Presented here is an example of a complete solution of a transonic flow for the RAE2822 airfoil.
This test case is the commonly used reference case with an onflow mach number of Ma=0.729 and an angle of attack of a=2.31 at standard sea level ISA conditions (p=101000 N/m^2, T=286.11 K). A good write-up along with reuslts from another CFD-code can be found at the NPARC Alliance Validation Archive. Using a single block, structured euler o-grid of 160x49 nodes generated with UGRID a total of 2500 4v-multgrid-cycles are performed until convergence is achieved. This solver run is done using local time-stepping, a CFL number of 7.5, implicit residual smoothing with variable coefficients scaled with an epsilon of 0.8, and 2nd and 4th order artificial viscosity terms scaled with factors of 0.5 and 1/64 respectively.
Total runtime for the 2500 iterations was just over 16 minutes on a Dell Inspiron notebook with a 1.6GHz P4-processor.

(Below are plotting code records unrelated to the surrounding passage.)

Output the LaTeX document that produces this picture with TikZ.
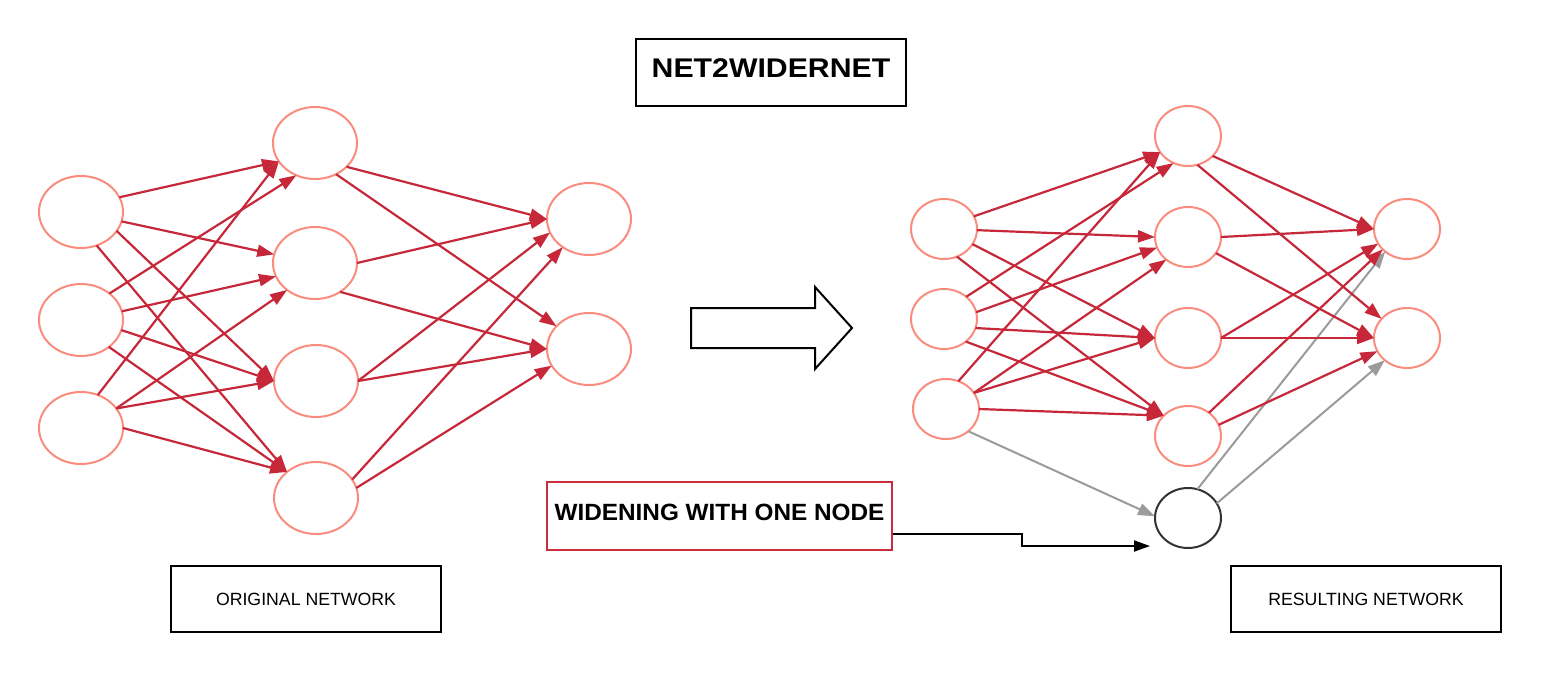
\documentclass[tikz,border=0pt]{standalone}
\usepackage{fontspec}
\setmainfont{Liberation Sans}
\usetikzlibrary{shapes.geometric,arrows.meta}
\definecolor{nodecol}{RGB}{250,140,125}
\definecolor{edgecol}{RGB}{198,40,58}
\definecolor{graycol}{RGB}{155,155,155}
\definecolor{boxred}{RGB}{200,45,60}
\definecolor{newcol}{RGB}{50,50,50}
\begin{document}
\begin{tikzpicture}[x=1pt,y=-1pt,
  bigN/.style={ellipse,draw=nodecol,line width=2pt,minimum width=84pt,minimum height=72pt,inner sep=0pt,outer sep=0pt},
  smallN/.style={ellipse,draw=nodecol,line width=2pt,minimum width=66pt,minimum height=60pt,inner sep=0pt,outer sep=0pt},
  redarr/.style={draw=edgecol,line width=2.2pt,-{Triangle[length=17pt,width=12pt]}},
  grayarr/.style={draw=graycol,line width=2pt,-{Triangle[length=17pt,width=12pt]}},
  blackarr/.style={draw=black,line width=2pt,-{Triangle[length=16pt,width=11pt]}},
  labbox/.style={draw=black,line width=2pt,minimum width=270pt,minimum height=66pt,inner sep=0pt,font=\fontsize{17.7}{20}\selectfont}
]
\useasboundingbox (0,0) rectangle (1541,672);
\fill[white] (0,0) rectangle (1541,672);

% left network
\node[bigN] (i1) at (81,212) {};
\node[bigN] (i2) at (81,320) {};
\node[bigN] (i3) at (81,428) {};
\node[bigN] (h1) at (315,143) {};
\node[bigN] (h2) at (315,263) {};
\node[bigN] (h3) at (316,381) {};
\node[bigN] (h4) at (316,498) {};
\node[bigN] (o1) at (589,219) {};
\node[bigN] (o2) at (589,349) {};

\draw[redarr] (i1.21) -- (h1.207);
\draw[redarr] (i1.-13) -- (h2.168);
\draw[redarr] (i1.-28) -- (h3.180);
\draw[redarr] (i1.-65) -- (h4.138);
\draw[redarr] (i2.43) -- (h1.240);
\draw[redarr] (i2.12) -- (h2.199);
\draw[redarr] (i2.-14) -- (h3.180);
\draw[redarr] (i2.-44) -- (h4.138);
\draw[redarr] (i3.63) -- (h1.207);
\draw[redarr] (i3.29) -- (h2.224);
\draw[redarr] (i3.29) -- (h3.180);
\draw[redarr] (i3.0) -- (h4.138);

\draw[redarr] (h1.-37) -- (o1.180);
\draw[redarr] (h1.-56) -- (o2.145);
\draw[redarr] (h2.0) -- (o1.180);
\draw[redarr] (h2.-49) -- (o2.180);
\draw[redarr] (h3.0) -- (o1.199);
\draw[redarr] (h3.0) -- (o2.180);
\draw[redarr] (h4.27) -- (o1.227);
\draw[redarr] (h4.14) -- (o2.204);

% right network
\node[smallN] (ri1) at (944,229) {};
\node[smallN] (ri2) at (944,319) {};
\node[smallN] (ri3) at (946,409) {};
\node[smallN] (rh1) at (1188,136) {};
\node[smallN] (rh2) at (1188,237) {};
\node[smallN] (rh3) at (1188,338) {};
\node[smallN] (rh4) at (1188,436) {};
\node[smallN,draw=newcol] (rn) at (1188,518) {};
\node[smallN] (ro1) at (1407,229) {};
\node[smallN] (ro2) at (1407,338) {};

\draw[grayarr] (ri3.-45) -- (rn.177);
\draw[grayarr] (rn.72) -- (ro1.226);
\draw[grayarr] (rn.27) -- (ro2.225);

\draw[redarr] (ri1.23) -- (rh1.210);
\draw[redarr] (ri1.-2) -- (rh2.180);
\draw[redarr] (ri1.-28) -- (rh3.180);
\draw[redarr] (ri1.-65) -- (rh4.140);
\draw[redarr] (ri2.45) -- (rh1.242);
\draw[redarr] (ri2.12) -- (rh2.199);
\draw[redarr] (ri2.-16) -- (rh3.180);
\draw[redarr] (ri2.-46) -- (rh4.140);
\draw[redarr] (ri3.66) -- (rh1.210);
\draw[redarr] (ri3.30) -- (rh2.226);
\draw[redarr] (ri3.30) -- (rh3.180);
\draw[redarr] (ri3.0) -- (rh4.140);

\draw[redarr] (rh1.-39) -- (ro1.180);
\draw[redarr] (rh1.-72) -- (ro2.143);
\draw[redarr] (rh2.0) -- (ro1.180);
\draw[redarr] (rh2.-30) -- (ro2.180);
\draw[redarr] (rh3.0) -- (ro1.207);
\draw[redarr] (rh3.0) -- (ro2.180);
\draw[redarr] (rh4.48) -- (ro1.220);
\draw[redarr] (rh4.20) -- (ro2.204);

% big block arrow
\draw[line width=2pt,line join=miter] (691,308) -- (815,308) -- (815,287) -- (852,328) -- (815,369) -- (815,348) -- (691,348) -- cycle;

% title and labels
\node[draw=black,line width=2pt,minimum width=270pt,minimum height=67pt,inner sep=0pt,text depth=9pt,font=\fontsize{27}{30}\selectfont\bfseries] (title) at (771,72.5) {\scalebox{1.12}[1]{NET2WIDERNET}};
\node[draw=boxred,line width=2pt,minimum width=345pt,minimum height=68pt,inner sep=0pt,text depth=7pt,font=\fontsize{23.5}{26}\selectfont\bfseries] (wbox) at (719.5,516) {\scalebox{1.035}[1]{WIDENING WITH ONE NODE}};
\node[labbox] (orig) at (306,599) {ORIGINAL NETWORK};
\node[labbox] (res) at (1366,599) {RESULTING NETWORK};

\coordinate (wend) at (1150,546);
\draw[blackarr] ([yshift=-18pt]wbox.east) -- ++(129,0) |- (wend);
\end{tikzpicture}
\end{document}
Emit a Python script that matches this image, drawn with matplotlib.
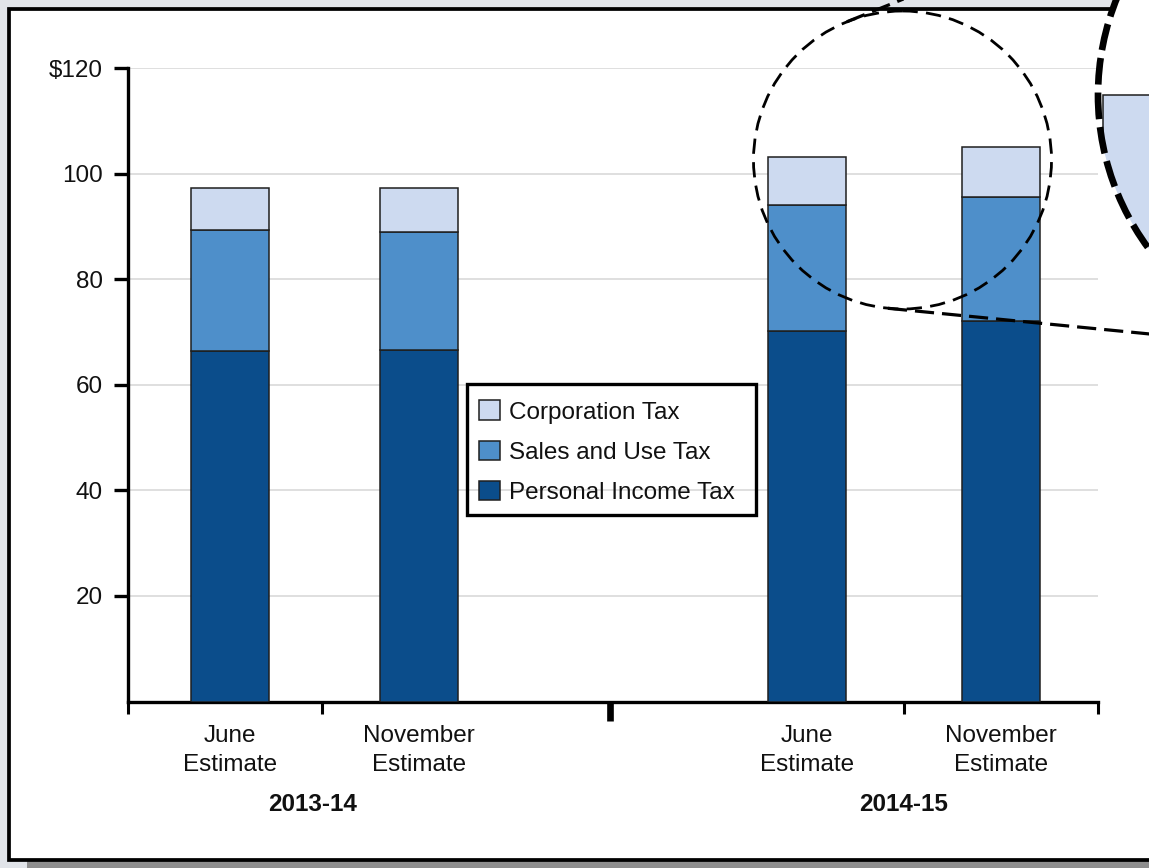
import numpy as np
import matplotlib
matplotlib.use("Agg")
import matplotlib.pyplot as plt
from matplotlib.patches import Rectangle, Circle
from matplotlib.lines import Line2D
from matplotlib import transforms

plt.rcParams['font.family'] = ['Liberation Sans', 'DejaVu Sans']

# ---- data ----
estimates = ["June\nEstimate", "November\nEstimate", "June\nEstimate", "November\nEstimate"]
fiscal_years = ["2013-14", "2014-15"]
personal_income = [66.5, 66.7, 70.2, 72.2]
sales_and_use = [22.8, 22.2, 23.9, 23.4]
corporation = [8.1, 8.5, 9.0, 9.5]
series_names = ["Personal Income Tax", "Sales and Use Tax", "Corporation Tax"]
y_ticks = [20, 40, 60, 80, 100, 120]
y_tick_labels = ["20", "40", "60", "80", "100", "$120"]

# ---- layout / style ----
W, H = 1149, 868
colors = ["#0b4d8b", "#4e8fca", "#cddaf0"]
edge = "#1f1f1f"
text_color = "#111111"
fs = 17.5
positions = np.array([1.05, 3.0, 7.0, 9.0])
bar_w = 0.8
separators = [0, 2, 8, 10]
divider = 4.97
group_x = [1.9, 8.0]

fig = plt.figure(figsize=(W / 100, H / 100), dpi=100, facecolor="#e1e4e9")

# pixel coordinates (origin top-left, y down) -> figure
pix = transforms.Affine2D().scale(1 / W, -1 / H).translate(0, 1) + fig.transFigure

# panel with drop shadow
fig.add_artist(Rectangle((26.7, 30), 1400, 860, transform=pix,
                         facecolor="#8e8e8e", edgecolor="none", zorder=-20))
fig.add_artist(Rectangle((9.2, 9.2), 1400, 850.3, transform=pix,
                         facecolor="white", edgecolor="black", lw=2.7, zorder=-10))

# ---- main chart ----
ax = fig.add_axes([128 / W, 1 - 701.5 / H, 970 / W, 633.2 / H])
ax.set_facecolor("none")

series = [personal_income, sales_and_use, corporation]


def draw_stack(target, clip=None):
    bottom = np.zeros(len(positions))
    conts = []
    for vals, c, name in zip(series, colors, series_names):
        cont = target.bar(positions, vals, bar_w, bottom=bottom, color=c,
                          edgecolor=edge, linewidth=1.1, label=name, zorder=3)
        if clip is not None:
            for p in cont:
                p.set_clip_path(clip)
        bottom = bottom + np.asarray(vals)
        conts.append(cont)
    return conts, bottom


conts, totals = draw_stack(ax)

ax.set_xlim(0, 10)
ax.set_ylim(0, 120)
ax.set_yticks(y_ticks)
ax.set_yticklabels(y_tick_labels)
ax.yaxis.grid(True, color="#d9d9d9", lw=1.2)
ax.set_axisbelow(True)
for s in ["top", "right"]:
    ax.spines[s].set_visible(False)
for s in ["left", "bottom"]:
    ax.spines[s].set_linewidth(2.4)
    ax.spines[s].set_color("black")

ax.tick_params(axis="y", length=10, width=2.4, pad=8, labelsize=fs,
               labelcolor=text_color, color="black")
ax.set_xticks(separators)
ax.set_xticklabels([])
ax.tick_params(axis="x", which="major", length=8.6, width=2.2, color="black")
ax.set_xticks(positions, estimates, minor=True)
ax.tick_params(axis="x", which="minor", length=0, pad=17, labelsize=fs,
               labelcolor=text_color)
for lbl in ax.get_xticklabels(minor=True):
    lbl.set_linespacing(1.42)

# heavy divider between fiscal years
sec = ax.secondary_xaxis("bottom")
sec.spines["bottom"].set_visible(False)
sec.set_xticks([divider])
sec.set_xticklabels([])
sec.tick_params(length=13.7, width=4.8, color="black")

blend = transforms.blended_transform_factory(ax.transData, ax.transAxes)
for gx, name in zip(group_x, fiscal_years):
    ax.text(gx, -0.1725, name, transform=blend, ha="center", va="baseline",
            fontsize=fs, fontweight="bold", color=text_color)

# legend with a square black frame
handles = [c.patches[0] for c in conts][::-1]
leg = ax.legend(handles, series_names[::-1], loc="upper left",
                bbox_to_anchor=(479 / W, 1 - 400.5 / H), bbox_transform=fig.transFigure,
                borderaxespad=0, borderpad=0, fontsize=fs, frameon=False,
                handlelength=0.86, handleheight=0.86, handletextpad=0.37,
                labelspacing=0.7)
for t in leg.get_texts():
    t.set_color(text_color)
leg.set_zorder(10)
fig.add_artist(Rectangle((467, 383.5), 288.5, 131.5, transform=pix, fill=False,
                         ec="black", lw=2.4, zorder=9))

# ---- magnifier callout ----
c1, r1 = np.array([902.5, 160.0]), 149.0
c2, r2 = np.array([1356.0, 95.0]), 258.0

fig.add_artist(Circle(tuple(c1), r1, transform=pix, fill=False, ec="black",
                      lw=2.0, ls=(0, (5.5, 3)), zorder=4))

d = c2 - c1
L = np.hypot(*d)
phi = np.arctan2(d[1], d[0])
beta = np.arccos((r2 - r1) / L)
for sgn in (1, -1):
    ang = phi + sgn * beta
    n = np.array([np.cos(ang), np.sin(ang)])
    p1 = c1 - r1 * n
    p2 = c2 - r2 * n
    fig.add_artist(Line2D([p1[0], p2[0]], [p1[1], p2[1]], transform=pix,
                          color="black", lw=2.3, ls=(0, (6, 2.5)), zorder=4))

ax_in = fig.add_axes([(c2[0] - r2) / W, 1 - (c2[1] + r2) / H, 2 * r2 / W, 2 * r2 / H],
                     zorder=5)
ax_in.set_axis_off()
disc = Circle((0.5, 0.5), 0.5, transform=ax_in.transAxes, facecolor="white",
              edgecolor="none", zorder=0)
ax_in.add_patch(disc)
draw_stack(ax_in, clip=disc)
left_edge = positions[-1] - bar_w / 2
ax_in.set_xlim(left_edge - 0.015, left_edge + 1.505)
ax_in.set_ylim(totals[-1] - 14, totals[-1] + 14)
ax_in.add_patch(Circle((0.5, 0.5), 0.5, transform=ax_in.transAxes, fill=False,
                       ec="black", lw=4.8, ls=(0, (4, 1.2)), zorder=10, clip_on=False))

fig.savefig("out.png", dpi=100, facecolor=fig.get_facecolor())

Logarithic plot of the density plot during the 2500 multigrid-cycles. Convergence to machine accuracy is achieved after about 2000 cycles. The plotted development of the lift- and drag- as well as the moment coefficients attain a constant value much earlier, after about 500 cycles. Final values of the aerodynamic coefficients are cl=8.475e-001, cd=1.158e-002, and cm=-7.060e-002.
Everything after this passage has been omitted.